[Given request]
Write the lines out again, from the top of the material to the line containing "const ticksB = d3.range(684, 692);", pictures excluded.
------ Data shown ------
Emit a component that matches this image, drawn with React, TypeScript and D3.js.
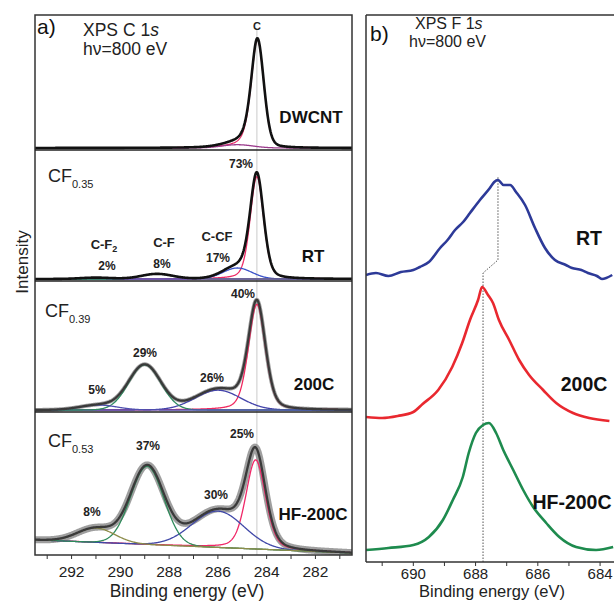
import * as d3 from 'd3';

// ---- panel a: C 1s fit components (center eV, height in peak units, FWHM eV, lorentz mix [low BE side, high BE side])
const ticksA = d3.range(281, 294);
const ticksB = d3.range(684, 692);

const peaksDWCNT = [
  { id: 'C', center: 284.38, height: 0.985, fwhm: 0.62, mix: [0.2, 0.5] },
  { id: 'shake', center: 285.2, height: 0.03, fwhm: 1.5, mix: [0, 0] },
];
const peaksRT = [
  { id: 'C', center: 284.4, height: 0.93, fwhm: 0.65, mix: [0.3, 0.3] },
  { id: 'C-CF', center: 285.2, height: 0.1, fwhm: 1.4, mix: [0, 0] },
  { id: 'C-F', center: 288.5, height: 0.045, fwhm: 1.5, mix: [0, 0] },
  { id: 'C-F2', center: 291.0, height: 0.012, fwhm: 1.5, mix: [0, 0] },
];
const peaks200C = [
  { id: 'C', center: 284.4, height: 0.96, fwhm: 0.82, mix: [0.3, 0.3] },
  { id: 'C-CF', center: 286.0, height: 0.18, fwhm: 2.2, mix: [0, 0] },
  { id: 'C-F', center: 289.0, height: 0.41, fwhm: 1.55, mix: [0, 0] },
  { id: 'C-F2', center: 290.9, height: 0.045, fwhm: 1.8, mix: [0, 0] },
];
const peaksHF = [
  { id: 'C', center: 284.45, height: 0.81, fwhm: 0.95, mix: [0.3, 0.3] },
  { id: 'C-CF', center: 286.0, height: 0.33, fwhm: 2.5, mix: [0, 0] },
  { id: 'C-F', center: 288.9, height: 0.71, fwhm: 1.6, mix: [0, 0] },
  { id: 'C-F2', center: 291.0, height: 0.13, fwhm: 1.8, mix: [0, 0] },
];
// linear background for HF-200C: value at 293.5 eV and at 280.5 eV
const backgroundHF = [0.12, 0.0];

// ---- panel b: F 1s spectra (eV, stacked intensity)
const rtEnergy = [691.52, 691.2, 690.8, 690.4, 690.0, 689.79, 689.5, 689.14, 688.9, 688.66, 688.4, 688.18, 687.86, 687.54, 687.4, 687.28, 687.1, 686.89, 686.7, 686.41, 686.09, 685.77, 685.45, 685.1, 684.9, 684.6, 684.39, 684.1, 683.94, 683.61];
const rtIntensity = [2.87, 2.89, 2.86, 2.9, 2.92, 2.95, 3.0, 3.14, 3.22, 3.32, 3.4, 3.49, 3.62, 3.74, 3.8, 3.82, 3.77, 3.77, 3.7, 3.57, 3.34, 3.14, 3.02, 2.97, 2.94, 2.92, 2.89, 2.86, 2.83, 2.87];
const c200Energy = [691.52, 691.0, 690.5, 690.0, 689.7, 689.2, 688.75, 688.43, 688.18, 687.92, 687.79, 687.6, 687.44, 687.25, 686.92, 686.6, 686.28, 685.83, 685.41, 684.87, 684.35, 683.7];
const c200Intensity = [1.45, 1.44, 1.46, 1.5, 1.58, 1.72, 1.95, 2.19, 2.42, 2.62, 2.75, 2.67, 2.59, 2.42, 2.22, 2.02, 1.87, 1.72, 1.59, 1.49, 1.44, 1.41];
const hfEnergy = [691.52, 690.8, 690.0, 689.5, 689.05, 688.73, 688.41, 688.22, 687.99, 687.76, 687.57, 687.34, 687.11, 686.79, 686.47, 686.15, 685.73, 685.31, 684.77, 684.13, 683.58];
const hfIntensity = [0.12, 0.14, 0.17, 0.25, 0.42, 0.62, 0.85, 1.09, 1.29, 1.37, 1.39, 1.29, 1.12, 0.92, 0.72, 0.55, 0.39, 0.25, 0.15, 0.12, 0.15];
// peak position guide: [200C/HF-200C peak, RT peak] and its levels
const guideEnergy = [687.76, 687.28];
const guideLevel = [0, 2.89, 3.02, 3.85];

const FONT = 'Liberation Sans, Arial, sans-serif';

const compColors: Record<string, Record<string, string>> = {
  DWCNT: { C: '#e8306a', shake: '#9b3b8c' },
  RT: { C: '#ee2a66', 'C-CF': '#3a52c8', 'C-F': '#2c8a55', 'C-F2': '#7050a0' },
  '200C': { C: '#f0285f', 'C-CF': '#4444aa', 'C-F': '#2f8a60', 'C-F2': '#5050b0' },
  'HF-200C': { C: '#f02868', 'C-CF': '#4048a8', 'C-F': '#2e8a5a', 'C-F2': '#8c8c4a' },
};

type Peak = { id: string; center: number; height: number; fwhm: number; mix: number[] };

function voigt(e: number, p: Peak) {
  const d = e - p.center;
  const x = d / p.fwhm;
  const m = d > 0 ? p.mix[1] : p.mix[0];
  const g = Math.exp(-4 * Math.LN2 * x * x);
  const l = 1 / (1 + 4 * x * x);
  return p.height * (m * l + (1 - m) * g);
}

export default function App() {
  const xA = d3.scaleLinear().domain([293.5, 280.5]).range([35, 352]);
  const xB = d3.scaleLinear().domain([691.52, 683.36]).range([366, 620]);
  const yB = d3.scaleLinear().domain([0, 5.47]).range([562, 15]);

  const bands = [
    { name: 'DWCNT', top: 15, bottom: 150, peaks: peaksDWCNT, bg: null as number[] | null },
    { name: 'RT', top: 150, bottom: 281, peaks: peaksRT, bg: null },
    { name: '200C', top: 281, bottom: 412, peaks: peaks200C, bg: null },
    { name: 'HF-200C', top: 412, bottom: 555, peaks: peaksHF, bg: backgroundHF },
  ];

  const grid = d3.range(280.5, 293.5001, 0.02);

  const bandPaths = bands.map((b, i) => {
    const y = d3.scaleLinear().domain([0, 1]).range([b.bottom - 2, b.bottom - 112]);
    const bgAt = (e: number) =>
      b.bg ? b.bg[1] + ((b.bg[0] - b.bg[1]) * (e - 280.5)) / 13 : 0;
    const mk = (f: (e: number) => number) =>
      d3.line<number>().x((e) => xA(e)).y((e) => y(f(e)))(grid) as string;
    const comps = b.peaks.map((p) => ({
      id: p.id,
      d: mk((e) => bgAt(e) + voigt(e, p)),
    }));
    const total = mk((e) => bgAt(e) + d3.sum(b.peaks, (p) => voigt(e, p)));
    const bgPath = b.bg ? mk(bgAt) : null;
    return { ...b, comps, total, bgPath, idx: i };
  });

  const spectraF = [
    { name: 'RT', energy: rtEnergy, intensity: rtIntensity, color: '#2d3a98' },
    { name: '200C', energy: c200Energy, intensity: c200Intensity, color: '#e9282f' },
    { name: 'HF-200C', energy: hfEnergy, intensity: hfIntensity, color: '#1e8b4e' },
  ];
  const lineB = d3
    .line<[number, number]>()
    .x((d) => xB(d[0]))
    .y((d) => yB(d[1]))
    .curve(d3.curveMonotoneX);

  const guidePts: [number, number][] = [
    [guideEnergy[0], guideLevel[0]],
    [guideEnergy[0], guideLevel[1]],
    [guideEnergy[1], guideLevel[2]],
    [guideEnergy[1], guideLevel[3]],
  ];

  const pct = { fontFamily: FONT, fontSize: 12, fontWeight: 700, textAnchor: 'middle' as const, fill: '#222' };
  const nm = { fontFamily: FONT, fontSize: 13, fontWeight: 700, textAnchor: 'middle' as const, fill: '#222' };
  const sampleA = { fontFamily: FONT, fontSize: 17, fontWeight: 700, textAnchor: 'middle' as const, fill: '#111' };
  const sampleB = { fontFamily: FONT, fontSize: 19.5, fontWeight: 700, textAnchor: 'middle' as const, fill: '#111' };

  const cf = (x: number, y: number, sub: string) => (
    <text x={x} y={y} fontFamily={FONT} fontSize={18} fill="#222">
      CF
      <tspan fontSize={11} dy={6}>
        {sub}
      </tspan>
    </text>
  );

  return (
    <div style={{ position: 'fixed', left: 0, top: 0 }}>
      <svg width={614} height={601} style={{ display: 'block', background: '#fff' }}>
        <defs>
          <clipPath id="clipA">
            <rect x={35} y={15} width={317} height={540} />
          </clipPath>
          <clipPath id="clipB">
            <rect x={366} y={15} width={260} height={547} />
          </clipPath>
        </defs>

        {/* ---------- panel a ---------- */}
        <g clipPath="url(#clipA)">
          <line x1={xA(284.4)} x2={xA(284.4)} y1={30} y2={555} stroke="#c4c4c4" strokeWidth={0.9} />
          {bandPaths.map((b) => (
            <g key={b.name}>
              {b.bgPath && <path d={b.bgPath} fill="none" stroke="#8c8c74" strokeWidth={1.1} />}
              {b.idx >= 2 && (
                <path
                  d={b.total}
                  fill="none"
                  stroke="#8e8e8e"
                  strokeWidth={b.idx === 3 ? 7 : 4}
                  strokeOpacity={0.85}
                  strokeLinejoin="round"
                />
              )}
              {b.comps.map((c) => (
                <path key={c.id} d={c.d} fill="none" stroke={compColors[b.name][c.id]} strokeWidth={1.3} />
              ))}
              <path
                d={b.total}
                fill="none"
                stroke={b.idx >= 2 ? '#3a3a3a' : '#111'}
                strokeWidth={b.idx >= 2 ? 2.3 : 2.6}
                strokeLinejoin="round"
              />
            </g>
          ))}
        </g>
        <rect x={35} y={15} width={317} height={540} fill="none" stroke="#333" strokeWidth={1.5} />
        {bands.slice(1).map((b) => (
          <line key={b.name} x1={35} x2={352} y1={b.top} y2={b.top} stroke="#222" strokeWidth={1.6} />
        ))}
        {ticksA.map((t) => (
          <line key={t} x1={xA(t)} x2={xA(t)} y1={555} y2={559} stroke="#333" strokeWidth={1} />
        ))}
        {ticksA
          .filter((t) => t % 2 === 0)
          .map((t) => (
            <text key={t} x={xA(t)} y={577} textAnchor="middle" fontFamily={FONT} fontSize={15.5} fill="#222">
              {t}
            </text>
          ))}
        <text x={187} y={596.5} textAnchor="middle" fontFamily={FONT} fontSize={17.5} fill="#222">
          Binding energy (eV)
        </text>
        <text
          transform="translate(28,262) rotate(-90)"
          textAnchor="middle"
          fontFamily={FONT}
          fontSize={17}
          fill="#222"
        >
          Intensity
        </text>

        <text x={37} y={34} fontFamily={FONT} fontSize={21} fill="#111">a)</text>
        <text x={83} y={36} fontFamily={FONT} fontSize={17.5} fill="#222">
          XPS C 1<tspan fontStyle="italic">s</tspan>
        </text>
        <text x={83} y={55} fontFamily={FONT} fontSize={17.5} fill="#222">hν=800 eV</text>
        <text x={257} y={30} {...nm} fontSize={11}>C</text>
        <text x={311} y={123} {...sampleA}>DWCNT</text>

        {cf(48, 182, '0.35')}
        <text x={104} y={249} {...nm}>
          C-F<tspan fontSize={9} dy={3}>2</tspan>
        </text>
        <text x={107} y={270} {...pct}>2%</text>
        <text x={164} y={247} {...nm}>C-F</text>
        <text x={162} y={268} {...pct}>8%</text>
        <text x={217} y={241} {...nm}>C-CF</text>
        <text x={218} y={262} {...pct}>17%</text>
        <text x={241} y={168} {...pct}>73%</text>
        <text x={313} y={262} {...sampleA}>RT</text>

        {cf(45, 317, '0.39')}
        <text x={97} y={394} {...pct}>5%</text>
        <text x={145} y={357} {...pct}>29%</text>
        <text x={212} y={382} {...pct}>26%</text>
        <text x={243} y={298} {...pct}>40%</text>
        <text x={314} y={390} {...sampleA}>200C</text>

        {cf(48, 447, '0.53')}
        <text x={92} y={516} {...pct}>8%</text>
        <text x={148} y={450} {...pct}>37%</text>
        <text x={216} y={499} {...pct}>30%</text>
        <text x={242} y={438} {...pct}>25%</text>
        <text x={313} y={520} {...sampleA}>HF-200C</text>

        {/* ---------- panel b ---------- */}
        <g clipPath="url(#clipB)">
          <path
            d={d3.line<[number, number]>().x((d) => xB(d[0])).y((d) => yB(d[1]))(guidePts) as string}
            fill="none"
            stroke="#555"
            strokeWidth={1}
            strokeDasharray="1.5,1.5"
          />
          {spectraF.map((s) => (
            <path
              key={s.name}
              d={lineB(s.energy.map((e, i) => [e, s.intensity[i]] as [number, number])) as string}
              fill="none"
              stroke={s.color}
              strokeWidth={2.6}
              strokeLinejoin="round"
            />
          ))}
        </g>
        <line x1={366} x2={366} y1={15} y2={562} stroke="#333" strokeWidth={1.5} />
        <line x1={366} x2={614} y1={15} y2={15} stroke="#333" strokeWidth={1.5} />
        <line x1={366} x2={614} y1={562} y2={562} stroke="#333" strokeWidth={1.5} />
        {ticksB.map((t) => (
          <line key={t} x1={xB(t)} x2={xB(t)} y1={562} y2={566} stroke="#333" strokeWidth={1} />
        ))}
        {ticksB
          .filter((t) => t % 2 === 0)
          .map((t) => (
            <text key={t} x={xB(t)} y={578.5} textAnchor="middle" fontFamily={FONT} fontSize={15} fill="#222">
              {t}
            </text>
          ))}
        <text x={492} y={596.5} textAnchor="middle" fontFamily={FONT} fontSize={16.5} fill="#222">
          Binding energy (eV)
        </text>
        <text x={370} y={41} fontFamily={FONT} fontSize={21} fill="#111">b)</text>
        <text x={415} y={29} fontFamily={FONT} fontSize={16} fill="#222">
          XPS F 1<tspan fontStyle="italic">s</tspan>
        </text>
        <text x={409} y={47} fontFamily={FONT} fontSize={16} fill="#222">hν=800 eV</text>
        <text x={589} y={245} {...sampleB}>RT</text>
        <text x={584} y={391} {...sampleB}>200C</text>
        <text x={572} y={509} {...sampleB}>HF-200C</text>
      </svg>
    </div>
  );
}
------
[Written solution]
Emit a component that matches this image, drawn with React, TypeScript and D3.js.
import * as d3 from 'd3';

// ---- panel a: C 1s fit components (center eV, height in peak units, FWHM eV, lorentz mix [low BE side, high BE side])
const ticksA = d3.range(281, 294);
const ticksB = d3.range(684, 692);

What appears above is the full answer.